**REQUIREMENTS:** Extract the lines from the start through the line that holds "years_bih = list(range(1992, 2021))", both included, omitting all images.

**PROVIDED MATERIAL:**
+ + + +
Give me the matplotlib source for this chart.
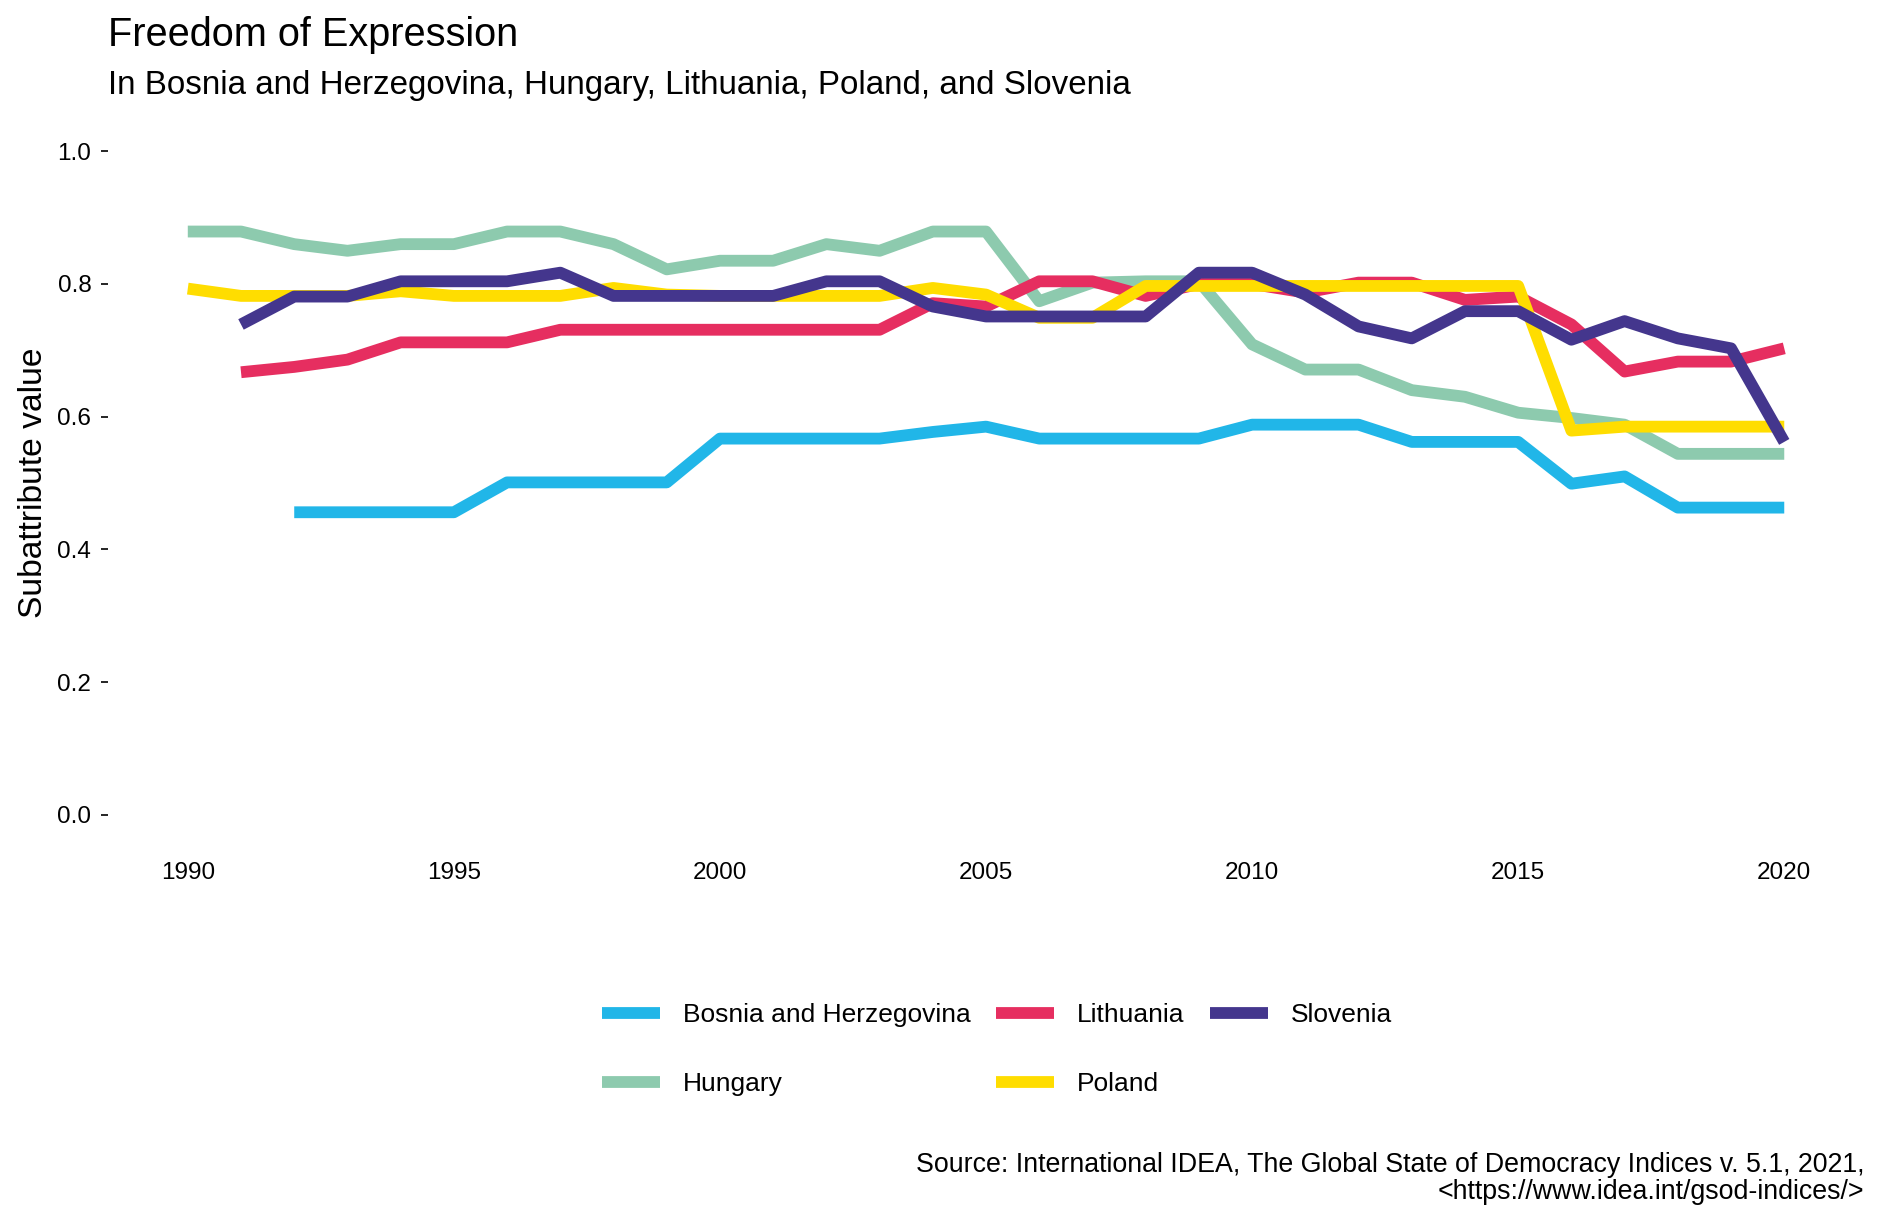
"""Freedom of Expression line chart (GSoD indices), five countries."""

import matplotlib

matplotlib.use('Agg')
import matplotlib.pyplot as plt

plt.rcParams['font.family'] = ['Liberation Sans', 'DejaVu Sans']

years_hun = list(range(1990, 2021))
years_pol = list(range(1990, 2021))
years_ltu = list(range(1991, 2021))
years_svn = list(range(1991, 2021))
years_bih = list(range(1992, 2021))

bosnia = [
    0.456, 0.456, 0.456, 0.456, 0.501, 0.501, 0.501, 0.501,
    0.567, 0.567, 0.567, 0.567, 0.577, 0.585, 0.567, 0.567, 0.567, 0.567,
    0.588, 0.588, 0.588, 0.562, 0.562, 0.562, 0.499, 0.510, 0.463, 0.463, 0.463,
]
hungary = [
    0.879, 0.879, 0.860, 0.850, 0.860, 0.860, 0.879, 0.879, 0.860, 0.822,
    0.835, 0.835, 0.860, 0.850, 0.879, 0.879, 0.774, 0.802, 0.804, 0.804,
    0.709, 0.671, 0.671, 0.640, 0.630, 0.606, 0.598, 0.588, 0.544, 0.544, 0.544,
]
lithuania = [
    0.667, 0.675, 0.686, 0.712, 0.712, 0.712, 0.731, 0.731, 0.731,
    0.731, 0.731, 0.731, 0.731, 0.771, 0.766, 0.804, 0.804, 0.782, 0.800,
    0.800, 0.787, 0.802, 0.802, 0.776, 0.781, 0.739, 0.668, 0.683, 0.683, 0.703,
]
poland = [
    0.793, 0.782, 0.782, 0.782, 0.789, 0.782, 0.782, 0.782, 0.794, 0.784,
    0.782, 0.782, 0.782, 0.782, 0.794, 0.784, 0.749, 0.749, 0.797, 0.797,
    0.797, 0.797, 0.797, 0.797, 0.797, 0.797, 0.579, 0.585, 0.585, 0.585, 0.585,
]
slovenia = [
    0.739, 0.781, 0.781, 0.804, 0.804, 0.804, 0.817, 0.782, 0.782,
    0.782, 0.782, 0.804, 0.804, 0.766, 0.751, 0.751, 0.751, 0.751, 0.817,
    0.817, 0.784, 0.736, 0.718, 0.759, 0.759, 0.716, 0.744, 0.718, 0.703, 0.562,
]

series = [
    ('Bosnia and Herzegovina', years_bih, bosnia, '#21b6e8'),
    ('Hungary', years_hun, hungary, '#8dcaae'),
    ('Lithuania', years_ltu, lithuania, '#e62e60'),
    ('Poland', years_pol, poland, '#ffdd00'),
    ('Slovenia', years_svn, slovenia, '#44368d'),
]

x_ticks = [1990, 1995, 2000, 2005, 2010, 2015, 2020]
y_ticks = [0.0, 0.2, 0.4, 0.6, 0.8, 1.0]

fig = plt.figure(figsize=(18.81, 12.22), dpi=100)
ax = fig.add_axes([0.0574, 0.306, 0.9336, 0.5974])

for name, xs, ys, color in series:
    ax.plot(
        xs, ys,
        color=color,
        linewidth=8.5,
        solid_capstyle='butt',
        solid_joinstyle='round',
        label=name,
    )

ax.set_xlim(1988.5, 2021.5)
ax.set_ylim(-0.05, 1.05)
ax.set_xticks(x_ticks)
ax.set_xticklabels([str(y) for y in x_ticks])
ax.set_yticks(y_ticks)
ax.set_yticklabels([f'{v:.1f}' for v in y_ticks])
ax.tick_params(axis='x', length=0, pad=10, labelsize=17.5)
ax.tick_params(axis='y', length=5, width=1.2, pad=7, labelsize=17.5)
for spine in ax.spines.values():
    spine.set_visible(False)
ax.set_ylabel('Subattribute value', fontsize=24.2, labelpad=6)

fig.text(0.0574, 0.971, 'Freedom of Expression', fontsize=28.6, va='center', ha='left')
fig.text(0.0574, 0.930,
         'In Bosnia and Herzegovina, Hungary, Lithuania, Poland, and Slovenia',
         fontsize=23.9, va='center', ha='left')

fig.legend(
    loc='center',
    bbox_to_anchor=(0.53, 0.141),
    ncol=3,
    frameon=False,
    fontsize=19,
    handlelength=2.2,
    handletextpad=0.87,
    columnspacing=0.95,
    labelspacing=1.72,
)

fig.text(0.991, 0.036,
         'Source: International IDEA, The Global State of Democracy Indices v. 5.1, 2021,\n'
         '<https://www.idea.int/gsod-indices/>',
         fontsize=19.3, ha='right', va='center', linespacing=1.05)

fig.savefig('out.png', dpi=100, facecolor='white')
+ + + +
**OUTPUT OF THE EXERCISE:**
Give me the matplotlib source for this chart.
"""Freedom of Expression line chart (GSoD indices), five countries."""

import matplotlib

matplotlib.use('Agg')
import matplotlib.pyplot as plt

plt.rcParams['font.family'] = ['Liberation Sans', 'DejaVu Sans']

years_hun = list(range(1990, 2021))
years_pol = list(range(1990, 2021))
years_ltu = list(range(1991, 2021))
years_svn = list(range(1991, 2021))
years_bih = list(range(1992, 2021))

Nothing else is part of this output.